Saturday, December 13, 2008

Teachers As Librarians

I've noticed a trend since I started keeping a large number of books available for check out in my classroom. I've noticed that my students want me to help them select the right books. "Help me find a good book" is one of the most common things I hear during silent reading time in my classroom. This means a few things.

First, it means that I need to know the books in my class. Now, when having a bookshelf of 400 books, it's impossible for me to have read all of them (ok it's not impossible, but it's not the easiest thing in the world). It's not hard to have at least a basic understanding of the books, and to, if possible, have read as many as possible.

When my students ask me to help them find a good book, I usually start by asking them what they're looking for.

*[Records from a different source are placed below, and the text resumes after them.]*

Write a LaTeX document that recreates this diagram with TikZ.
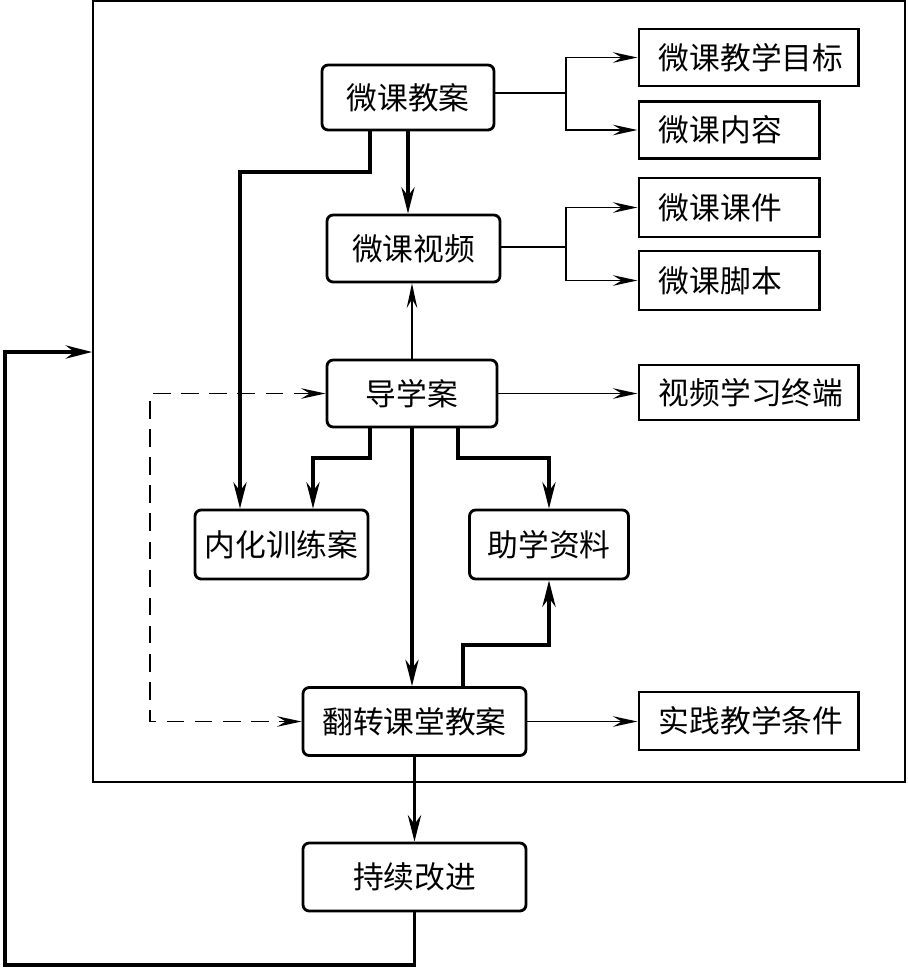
\documentclass[tikz,border=0pt]{standalone}
\usepackage{fontspec}
\usepackage{tikz}
\usetikzlibrary{arrows.meta,positioning,calc}
\newfontfamily\cjk{Noto Sans CJK SC}

\begin{document}
\begin{tikzpicture}[
  x=0.02cm, y=-0.02cm,
  every node/.style={font=\cjk\fontsize{17.5}{20}\selectfont},
  >={Stealth[length=14pt, width=6pt, inset=5pt]},
  plan/.style={draw, line width=1.6pt, rounded corners=3.5pt, align=center,
               minimum height=1.34cm, inner sep=0pt},
  item/.style={draw, line width=1.6pt, minimum height=1.14cm, inner sep=0pt,
               inner xsep=0.4cm, align=left, text width=#1, anchor=west},
  arr/.style={->, line width=1.1pt},
  arrbold/.style={-{Stealth[length=15pt, width=7.5pt, inset=5pt]}, line width=2.2pt},
  arrdash/.style={<->, line width=1.1pt, dash pattern=on 10pt off 6pt},
]
\useasboundingbox (0,0) rectangle (908,968);

%% Outer frame
\node[draw, line width=1.1pt, minimum width=16.24cm, minimum height=15.62cm,
      inner sep=0pt] (frame) at (499,391.5) {};

%% Left column: plans
\node[plan, minimum width=3.44cm, minimum height=1.3cm] (lesson) at (408,97.5) {微课教案};
\node[plan, minimum width=3.46cm] (video) at (413.5,248.5) {微课视频};
\node[plan, minimum width=3.40cm] (guide) at (412,393.5) {导学案};
\node[plan, minimum width=3.46cm, minimum height=1.38cm] (drill) at (281.5,544.5) {内化训练案};
\node[plan, minimum width=3.18cm, minimum height=1.38cm] (aid) at (549,544.5) {助学资料};
\node[plan, minimum width=4.46cm, minimum height=1.36cm] (flip) at (414.5,721.5) {翻转课堂教案};
\node[plan, minimum width=4.46cm, minimum height=1.36cm] (improve) at (414.5,877) {持续改进};

%% Right column: items
\node[item=3.6cm] (goal) at (637.5,57.5) {微课教学目标};
\node[item=2.82cm] (content) at (637.5,130) {微课内容};
\node[item=2.82cm, minimum height=1.18cm] (slides) at (637.5,207.5) {微课课件};
\node[item=2.82cm, minimum height=1.18cm] (script) at (637.5,280.5) {微课脚本};
\node[item=3.6cm, minimum height=1.1cm] (terminal) at (637.5,392.5) {视频学习终端};
\node[item=3.6cm, minimum height=1.16cm] (cond) at (637.5,721) {实践教学条件};

%% Helper points
\coordinate (split1) at (566,93);
\coordinate (split2) at (566,247);
\coordinate (bendA) at (370,172);
\coordinate (bendB) at (240,172);
\coordinate (bendC) at (370,458);
\coordinate (bendD) at (313,458);
\coordinate (bendE) at (458,458);
\coordinate (bendF) at (463,645);
\coordinate (dashL) at (150,721.5);
\coordinate (loopA) at (5,965);
\coordinate (loopB) at (5,352);

%% Branches to the right
\draw[arr] (lesson.east |- split1) -- (split1) |- (goal);
\draw[arr] (split1) |- (content);
\draw[arr] (video.east |- split2) -- (split2) |- (slides);
\draw[arr] (split2) |- (script);
\draw[arr] (guide) -- (guide -| terminal.west);
\draw[arr] (flip) -- (flip -| cond.west);

%% Main flow
\draw[arrbold] (lesson.south) -- (lesson.south |- video.north);
\draw[arrbold] (lesson.south -| bendA) -- (bendA) -- (bendB) -- (bendB |- drill.north);
\draw[arr] (guide.north) -- (guide.north |- video.south);
\draw[arrbold] (guide.south -| bendC) -- (bendC) -- (bendD) -- (bendD |- drill.north);
\draw[arrbold] (guide.south -| bendE) -- (bendE) -| (aid);
\draw[arrbold] (guide.south) -- (guide.south |- flip.north);
\draw[arrbold] (flip.north -| bendF) -- (bendF) -| (aid);
\draw[arrdash] (guide) -| (dashL) |- (flip);
\draw[arrbold] (flip) -- (improve);

%% Feedback loop
\draw[arrbold] (improve.south) -- (improve.south |- loopA) -- (loopA) -- (loopB) -- (loopB -| frame.west);

\end{tikzpicture}
\end{document}
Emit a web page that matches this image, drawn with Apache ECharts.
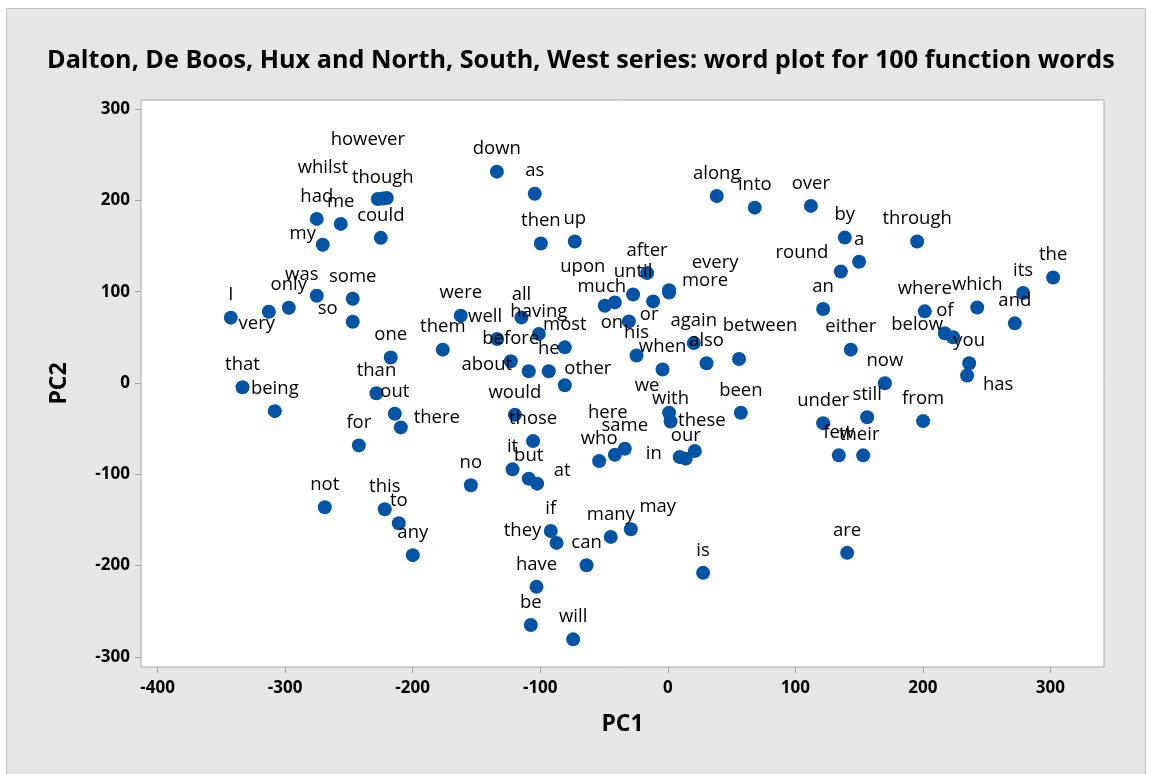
<!DOCTYPE html>
<html>
<head>
<meta charset="utf-8">
<script src="https://cdn.jsdelivr.net/npm/echarts@6/dist/echarts.min.js"></script>
<style>
  html, body { margin: 0; padding: 0; background: #ffffff; }
  #panel { position: absolute; left: 6px; top: 8px; width: 1138px; height: 770px; background: #e6e6e6; border: 1px solid #c4c4c4; }
  #chart { position: absolute; left: 0; top: 0; width: 1151px; height: 774px; }
</style>
</head>
<body>
<div id="panel"></div>
<div id="chart"></div>
<script>
// ---- data ----
const words = ["however","whilst","though","had","me","my","could","I","only","very","was","some","so","that","being","one","than","out","there","for","not","this","to","any","them","were","well","all","having","before","he","most","about","other","would","those","it","but","no","at","if","they","many","may","can","have","be","will","is","who","here","same","in","our","these","we","with","been","also","again","between","when","his","or","on","much","upon","until","after","every","more","down","as","then","up","along","into","over","by","a","round","an","through","the","its","which","where","and","of","below","you","has","either","now","under","still","from","few","their","are"];
const pc1 = [-223.4,-227.3,-220.3,-275.2,-256.4,-270.5,-225.0,-342.6,-297.1,-312.8,-275.2,-247.0,-247.0,-333.4,-308.1,-217.2,-228.4,-214.0,-209.3,-242.2,-268.9,-221.9,-210.9,-199.9,-176.4,-162.3,-133.8,-114.7,-101.1,-123.1,-93.3,-80.7,-109.0,-80.7,-119.9,-105.6,-121.7,-109.0,-154.4,-102.4,-91.7,-87.2,-44.7,-29.0,-63.7,-102.9,-107.4,-74.2,27.7,-53.8,-41.5,-33.7,9.4,14.1,21.2,1.0,2.2,57.3,30.4,20.4,55.9,-4.1,-24.5,-11.5,-30.5,-49.4,-41.5,-27.2,-16.2,1.0,1.0,-134.0,-104.3,-99.5,-72.9,38.4,68.2,112.2,138.8,150.0,135.7,121.8,195.5,302.1,278.6,242.6,201.5,272.1,217.2,223.7,236.3,234.7,143.5,170.2,121.8,156.3,200.2,134.1,153.2,140.6];
const pc2 = [202.2,201.6,202.7,179.8,174.3,151.4,159.0,71.6,82.5,78.1,95.6,92.3,67.2,-4.6,-30.8,27.9,-11.1,-33.7,-48.6,-68.3,-136.1,-138.3,-153.6,-188.5,36.6,73.8,48.3,71.9,53.8,23.8,12.9,39.1,12.9,-2.4,-34.8,-63.6,-94.5,-104.7,-112.0,-110.2,-162.0,-175.1,-168.5,-160.1,-199.5,-223.2,-265.0,-280.7,-207.9,-85.5,-78.5,-71.9,-81.1,-82.8,-74.5,-32.6,-42.1,-32.6,21.6,43.9,26.4,14.8,30.1,89.4,67.5,84.7,88.3,97.0,120.4,101.6,99.2,231.5,207.4,152.8,155.0,204.9,192.1,194.0,159.3,132.8,122.2,81.1,155.0,115.6,98.6,82.8,78.5,65.4,54.4,50.1,21.6,8.2,36.6,-0.2,-43.9,-37.4,-41.7,-79.2,-79.2,-186.0];
const xTicks = [-400,-300,-200,-100,0,100,200,300];
const yTicks = [-300,-200,-100,0,100,200,300];

// ---- layout: label shifts (px) relative to the default position above the point ----
const labelShift = {
  however:[-15,-36], whilst:[-55,-9], though:[-4,2], my:[-20,11], very:[-12,34], was:[-15,1],
  so:[-25,10], there:[36,13], well:[-12,0], about:[-42,16], other:[23,6], at:[25,10],
  they:[-34,10], may:[27,0], here:[-7,-19], in:[-26,19], these:[7,-8], we:[-22,-5],
  between:[21,-11], or:[-4,36], on:[-17,24], much:[-3,4], upon:[-32,-13],
  every:[46,-5], more:[36,11], round:[-39,4], below:[-36,10], has:[31,32], their:[-4,2]
};

const FONT = '"Open Sans", "Noto Sans", sans-serif';
const points = words.map((w, i) => ({ name: w, value: [pc1[i], pc2[i]] }));

const chart = echarts.init(document.getElementById('chart'), null, { renderer: 'canvas' });
chart.setOption({
  backgroundColor: 'transparent',
  animation: false,
  title: {
    text: 'Dalton, De Boos, Hux and North, South, West series: word plot for 100 function words',
    left: 42, top: 43,
    textStyle: { fontFamily: FONT, fontSize: 25.2, fontWeight: 'bold', color: '#000000' }
  },
  grid: { left: 141, right: 47, top: 100, bottom: 107, show: true, backgroundColor: '#ffffff', borderColor: '#a8a8a8', borderWidth: 1 },
  xAxis: {
    type: 'value', min: -413, max: 342,
    name: 'PC1', nameLocation: 'middle', nameGap: 46,
    nameTextStyle: { fontFamily: FONT, fontSize: 23, fontWeight: 'bold', color: '#000000' },
    axisLine: { show: false, onZero: false },
    axisTick: { show: true, customValues: xTicks, length: 6, lineStyle: { color: '#a0a0a0' } },
    axisLabel: { customValues: xTicks, margin: 13, fontFamily: FONT, fontSize: 17, fontWeight: 'bold', color: '#000000' },
    splitLine: { show: false }
  },
  yAxis: {
    type: 'value', min: -311, max: 310,
    name: 'PC2', nameLocation: 'middle', nameGap: 70,
    nameTextStyle: { fontFamily: FONT, fontSize: 23, fontWeight: 'bold', color: '#000000' },
    axisLine: { show: false, onZero: false },
    axisTick: { show: true, customValues: yTicks, length: 6, lineStyle: { color: '#a0a0a0' } },
    axisLabel: { customValues: yTicks, margin: 11, fontFamily: FONT, fontSize: 17, fontWeight: 'bold', color: '#000000' },
    splitLine: { show: false }
  },
  series: [{
    type: 'scatter',
    symbol: 'circle', symbolSize: 14,
    itemStyle: { color: '#0454a6', opacity: 1 },
    label: {
      show: true, position: 'top', distance: 6,
      formatter: p => p.name,
      fontFamily: FONT, fontSize: 18.5, color: '#000000'
    },
    labelLayout: function (params) {
      const s = labelShift[words[params.dataIndex]];
      return s ? { dx: s[0], dy: s[1] } : {};
    },
    emphasis: { disabled: true },
    data: points
  }]
});
</script>
</body>
</html>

If they're not sure, I have them list out some books they've really enjoyed. Some students know the genre they're looking for, others are wandering aimlessly and need some help in selecting a book that is appropriate for their reading level (see my post titled How To Determine the Reading Level of a Book at a Glance for more on how to do this quickly even with books you're not familiar with). They also may need help finding a book that will keep their interests, and that they have the necessary background for.

I've heard it said that teachers are also nurses, psychiatrists, managers, counselors, surrogate parents, and now librarians (I left out at least 30 other things). That's right, it's part of the job of a teacher to make sure the right things are being read by the right kids.

It's really not that difficult, know your students, know their interests, and know your books. The next step is staying at the forefront of new and exciting children and/or young adult literature. That's where I am right now, and there are many great people out there (some of them linked to from this blog).